Im Gegensatz zu Wenger, der seinen Profis mit den immer gleichen Ballspielchen seinen Fussball einimpfen wollte und nicht allzu sehr auf Disziplin setzte, führt Emery auf dem Trainingsgelände in London Colney ein hartes Regiment. Bei den komplexen und variablen Übungen werden die Spieler voll gefordert. Denn der Spanier ist überzeugt, dass das Training effizienter ist, je näher es an die Bedingungen eines Ernstkampfs herankommt.

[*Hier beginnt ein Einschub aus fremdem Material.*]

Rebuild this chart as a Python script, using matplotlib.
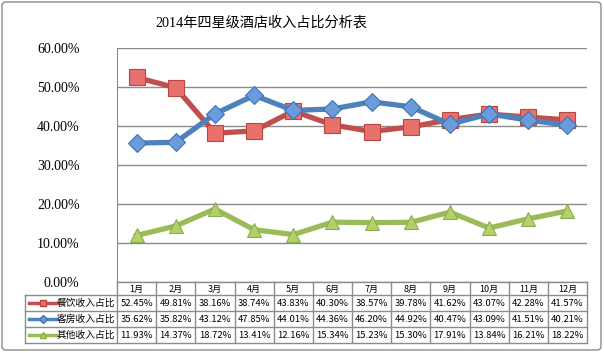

Oft wird deshalb auch am Nachmittag und nicht mehr am Morgen trainiert.
An den Seitenlinien hat Emery zudem Fitness-Bikes aufstellen lassen, die ihre Wirkung nicht verfehlen. Unter ihm laufen die Arsenal-Profis im Kollektiv deutlich mehr und ziehen auch mehr Sprints an, was sich in den Spielen vor allem auf die Qualität von Pressing und Gegenpressing auswirkt.
Im Gegensatz zu Arsène Wenger, der dem Gegner die eigene Spielweise aufzwingen wollte, lässt Emery die Gegner bis ins letzte Detail analysieren und gibt seinen Spielern vor jeder Partie exakte Anweisungen, wie sie sich auf dem Platz zu verhalten haben.
Der Spanier hat gemäss seinen Spielern immer einen genauen Plan im Köcher. Gegen Leicester und Crystal Palace musste Xhaka auf der linken Abwehrseite die Stammkräfte Nacho Monreal und Sead Kolasinac ersetzen, obwohl es durchaus andere Alternativen gegeben hätte. Emery wollte aber unbedingt einen Linksfuss auf der Positionen haben, weshalb Taktgeber Xhaka «geopfert» werden musste.
Wenger hielt sich während eines Ernstkampfs an der Seitenlinie stets zurück, nur höchst selten war zu sehen, wie er seinen Spielern Anweisungen gab. Ganz anders Emery: Der Spanier coacht viel aktiver und überträgt seine Energie so auf das Team. Nach der Grätsche von Xhaka gegen Salah jubelte er, als hätte sein Team gerade ein Tor geschossen.
Immer wieder zitiert er seine Stars auch an die Seitenlinie, um so direkten Einfluss aufs Spiel zu nehmen. Wenger pflegte einen eher erzieherischen Coaching-Stil, der von Emery ist fordernder.
Zusammen mit Sportdirektor Raul Sanllehi und Kaderplaner Sven Mislintat hat Emery dafür gesorgt, dass sich die «Gunners» wenig spektakulär, dafür gezielt verstärkt haben. Mit Lucas Torreira (für 30 Millionen Euro von Sampdoria) und Matteo Guendouzi (für 8 Millionen Euro von Lorient) kamen zwei robuste defensive Mittelfeldspieler, die Spielmacher defensiv entlasten. So kann sich Arsenals Nummer 34 vermehrt dem Spielaufbau widmen, was wiederum den beiden mittlerweile treffsicheren Sturmspitzen Pierre-Emerick Aubameyang und Alexandre Lacazette zugute kommt.
Nur in der Defensive ist Arsenal noch etwas anfällig. Der neue Torhüter Bernd Leno, der Legende Petr Cech verdrängt hat, ist zwar ein Versprechen für die Zukunft, strahlt aber noch nicht die nötige Sicherheit aus. In der Innenverteidigung kam mit Neuzugang Sokratis zwar etwas Stabilität, noch immer sind die «Gunners» hier aber etwas dünn besetzt.